With Koa’s arms and legs holding me tight and his lips against my hair, I drifted off to sleep.
Chapter 7
Riot
I glancedsideways at Wynter as I drove to the studio. The silence between us was palpable, and it was taking everything in me not to break it.
Wynter was staring out the window, headphones on and arms crossed over her chest. She hadn’t spoken to me, Koa, or Knox in the three days since I’d told her about her dad showing up. The only reason she was even driving with me was because she couldn’t resist the lure of studio time.

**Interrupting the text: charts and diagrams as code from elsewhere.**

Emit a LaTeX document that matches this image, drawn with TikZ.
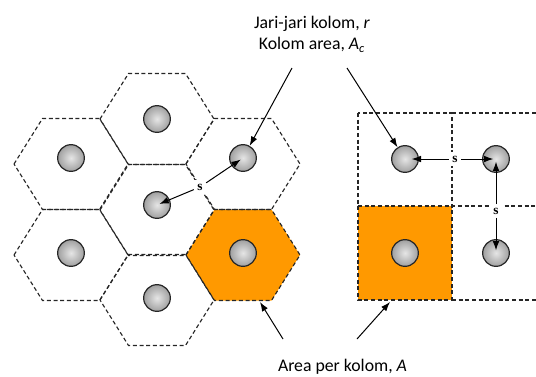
\documentclass[tikz,border=0pt]{standalone}
\usepackage{fontspec}
\setmainfont{Carlito}
\newfontfamily\sfont{Liberation Serif}
\usepackage{tikz}
\usetikzlibrary{arrows.meta}
\definecolor{areaorange}{RGB}{255,153,0}

\begin{document}
\begin{tikzpicture}[x=0.75pt,y=-0.75pt,
    hexline/.style={draw=black!85, line width=0.85pt, dash pattern=on 3pt off 2pt},
    kolom/.style={circle, draw=black!85, line width=0.9pt, minimum size=20pt, inner sep=0pt, inner color=gray!20, outer color=gray!75},
    jarak/.style={fill=white, inner sep=2.5pt, font=\sfont\bfseries\fontsize{10}{10}\selectfont},
    panah/.style={-{Latex[length=7pt,width=5pt]}, line width=0.75pt}]
          \useasboundingbox (0,0) rectangle (536,376);
          % hexagonal pattern
          \fill [areaorange] (186,255) -- (214.5,209.5) -- (271.5,209.5) -- (300,255) -- (271.5,300.5) -- (214.5,300.5) -- cycle;
          \foreach \cx/\cy in {71/164, 71/255, 157/119, 157/210, 157/300, 243/164, 243/255}
            \draw [hexline] ({\cx-57},\cy) -- ({\cx-28.5},{\cy-45.5}) -- ({\cx+28.5},{\cy-45.5}) -- ({\cx+57},\cy) -- ({\cx+28.5},{\cy+45.5}) -- ({\cx-28.5},{\cy+45.5}) -- cycle;
          \foreach \n/\cx/\cy in {h1/71/158, h2/71/253, h3/157/119, h4/157/205, h5/157/298, h6/243/158, h7/243/253}
            \node [kolom] (\n) at (\cx,\cy) {};
          % square pattern
          \fill [areaorange] (358,206) rectangle (452,300);
          \draw [hexline] (358,113) rectangle (452,300);
          \draw [hexline] (358,206) -- (536,206);
          \draw [hexline] (452,113) -- (536,113);
          \draw [hexline] (452,300) -- (536,300);
          \foreach \n/\cx/\cy in {q1/405/159, q2/496/159, q3/405/253, q4/496/253}
            \node [kolom] (\n) at (\cx,\cy) {};
          % spacing
          \node [jarak] (s1) at (200,187) {s};
          \node [jarak] (s2) at (455,159) {s};
          \node [jarak] (s3) at (496,211) {s};
          \draw [panah, shorten >=2pt] (s1) -- (h6.center);
          \draw [panah, shorten >=2pt] (s1) -- (h4.center);
          \draw [panah, shorten >=5pt] (s2) -- (q1.center);
          \draw [panah, shorten >=2pt] (s2) -- (q2.center);
          \draw [panah, shorten >=2pt] (s3) -- (q2.center);
          \draw [panah, shorten >=2pt] (s3) -- (q4.center);
          % labels
          \node [align=center, font=\fontsize{13.3}{15.8}\selectfont] (atas) at (312,34) {Jari-jari kolom, \textit{r}\\Kolom area, \textit{A}\textsubscript{\textit{c}}};
          \node [font=\fontsize{13.3}{15.8}\selectfont] (bawah) at (342.5,367) {Area per kolom, \textit{A}};
          \coordinate (a1) at (292,68);
          \coordinate (a2) at (347,68);
          \coordinate (b1) at (283,339);
          \coordinate (b2) at (357,339);
          \coordinate (b1tip) at (260,302);
          \coordinate (b2tip) at (390,302);
          \draw [panah] (a1) -- (h6);
          \draw [panah] (a2) -- (q1);
          \draw [panah] (b1) -- (b1tip);
          \draw [panah] (b2) -- (b2tip);
        \end{tikzpicture}
\end{document}
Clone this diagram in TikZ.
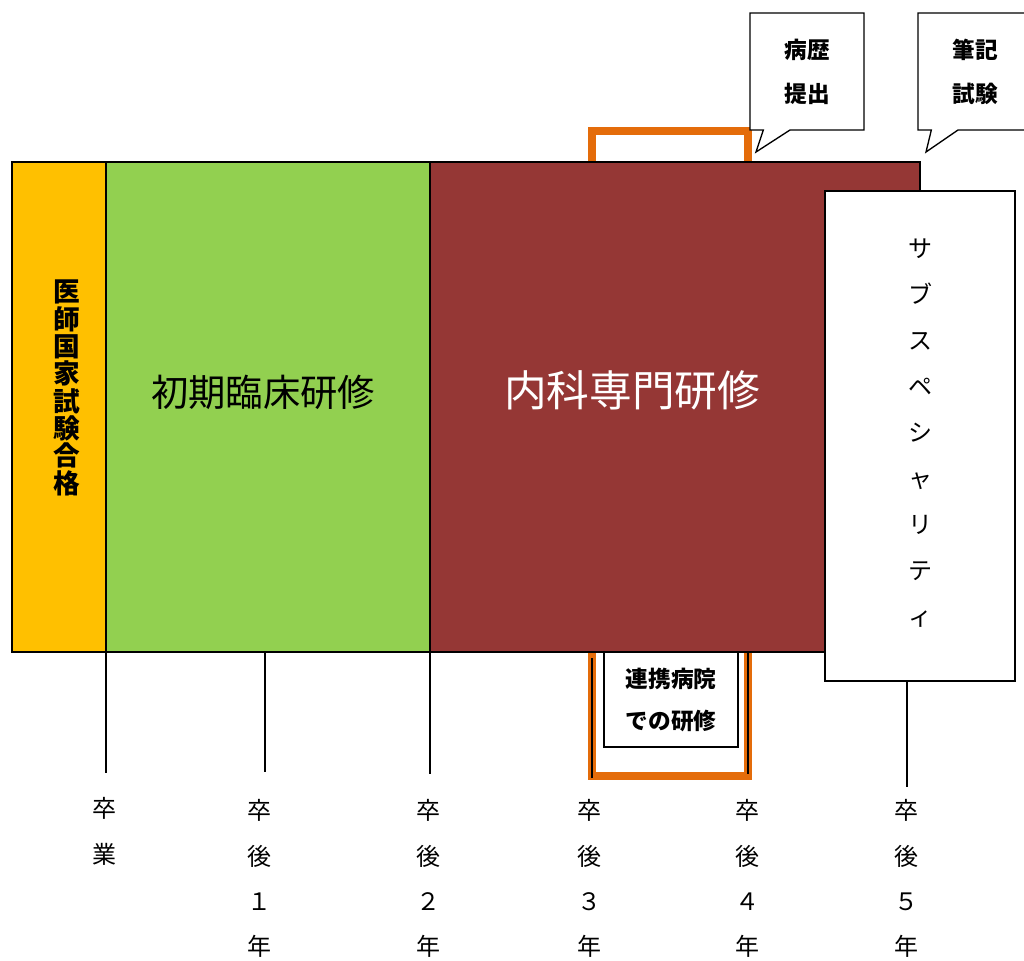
\documentclass[tikz,border=0pt]{standalone}
\usepackage{fontspec}
\setmainfont{Noto Sans CJK JP}
\usetikzlibrary{shapes.callouts}
\definecolor{passc}{HTML}{FFC000}
\definecolor{initc}{HTML}{92D050}
\definecolor{naikac}{HTML}{953735}
\definecolor{linkc}{HTML}{E46C0A}
\tikzset{every picture/.style={line width=0.75pt}}

\begin{document}
\begin{tikzpicture}[x=0.75pt,y=0.75pt,yscale=-1,xscale=1,
  bar/.style={draw=black, line width=1pt},
  tick/.style={draw=black, line width=1.3pt},
  bracket/.style={draw=linkc, line width=6.5pt},
  memo/.style={rectangle callout, draw=black, fill=white, line width=1pt, minimum width=85.5pt, minimum height=87.75pt, inner sep=0pt, callout pointer width=20pt, align=center, font=\fontsize{17}{33}\selectfont\bfseries},
  yearlbl/.style={anchor=north, inner sep=0pt, align=center, font=\fontsize{18}{34}\selectfont}]
\useasboundingbox (0,0) rectangle (1024,960);

%Shape: Bracket (top, bottom)
\draw [bracket] (592,162) -- (592,131) -- (748,131) -- (748,162) ;
\draw [bracket] (592,652) -- (592,776) -- (748,776) -- (748,652) ;

%Shape: Rectangle
\draw [bar, fill=passc] (12,162) rectangle (106,652) ;
%Shape: Rectangle
\draw [bar, fill=initc] (106,162) rectangle (430,652) ;
%Shape: Rectangle
\draw [bar, fill=naikac] (430,162) rectangle (920,652) ;
%Shape: Rectangle
\draw [bar, fill=white] (825,191) rectangle (1015,681) ;
%Shape: Rectangle
\draw [bar, fill=white] (604,652) rectangle (738,747) ;

% Text Node
\node (pass) at (67,388) [font=\fontsize{20}{20.5}\selectfont\bfseries, align=center] {医\\師\\国\\家\\試\\験\\合\\格};
% Text Node
\node (init) at (263,392) [font=\fontsize{28}{28}\selectfont] {初期臨床研修};
% Text Node
\node (naika) at (632,390) [text=white, font=\fontsize{32}{32}\selectfont] {内科専門研修};
% Text Node
\node (subsp) at (920,433) [font=\fontsize{18}{34.5}\selectfont, align=center] {サ\\ブ\\ス\\ペ\\シ\\ャ\\リ\\テ\\ィ};
% Text Node
\node (renkei) at (671,700) [font=\fontsize{17}{32}\selectfont\bfseries, align=center] {連携病院\\での研修};

%Callouts
\coordinate (tip1) at (756,152);
\node [memo, callout absolute pointer=(tip1)] (byoreki) at (807,71.5) {病歴\\提出};
\coordinate (tip2) at (926,152);
\node [memo, callout absolute pointer=(tip2)] (hikki) at (975,71.5) {筆記\\試験};

%Ticks
\coordinate (t0) at (106,652); \coordinate (e0) at (106,773);
\coordinate (t1) at (265,652); \coordinate (e1) at (265,772);
\coordinate (t2) at (430,652); \coordinate (e2) at (430,774);
\coordinate (t3) at (592,658); \coordinate (e3) at (592,778);
\coordinate (t4) at (748,652); \coordinate (e4) at (748,774);
\coordinate (t5) at (907,681); \coordinate (e5) at (907,787);
\draw [tick] (t0) -- (e0) ;
\draw [tick] (t1) -- (e1) ;
\draw [tick] (t2) -- (e2) ;
\draw [tick] (t3) -- (e3) ;
\draw [tick] (t4) -- (e4) ;
\draw [tick] (t5) -- (e5) ;

% Year labels
\node [yearlbl] (y0) at (104,797) {卒\\業};
\node [yearlbl] (y1) at (259,799) {卒\\後\\１\\年};
\node [yearlbl] (y2) at (428,799) {卒\\後\\２\\年};
\node [yearlbl] (y3) at (589,799) {卒\\後\\３\\年};
\node [yearlbl] (y4) at (747,799) {卒\\後\\４\\年};
\node [yearlbl] (y5) at (906,799) {卒\\後\\５\\年};

\end{tikzpicture}
\end{document}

This was a last-ditch effort to thaw the ice that had built around us . . . and maybe get her to talk. If spending time working on her art didn’t help, then I hoped talking to Cara would. She had a way about her that could get anyone to open up. As the only positive female figure in Wynter’s life, she often fell into the surrogate mom role with her, and I couldn’t be more grateful. I’d nearly cried in relief when she’d offered to take Wynter to buy products after she’d first gotten her period. The poor kid had been mortified to go with her big brother, and honestly, I couldn’t blame her.
Anyway, I hoped Cara would be able to get something out of her, because I was crawling out of my skin over the silent treatment. I’d rather she yell.
We pulled into the parking lot, and Wynter was out of the SUV before I could even fully stop. “Fuck.” This was not going well. By the time I grabbed my bag and got inside, Wynter was nowhere to be seen.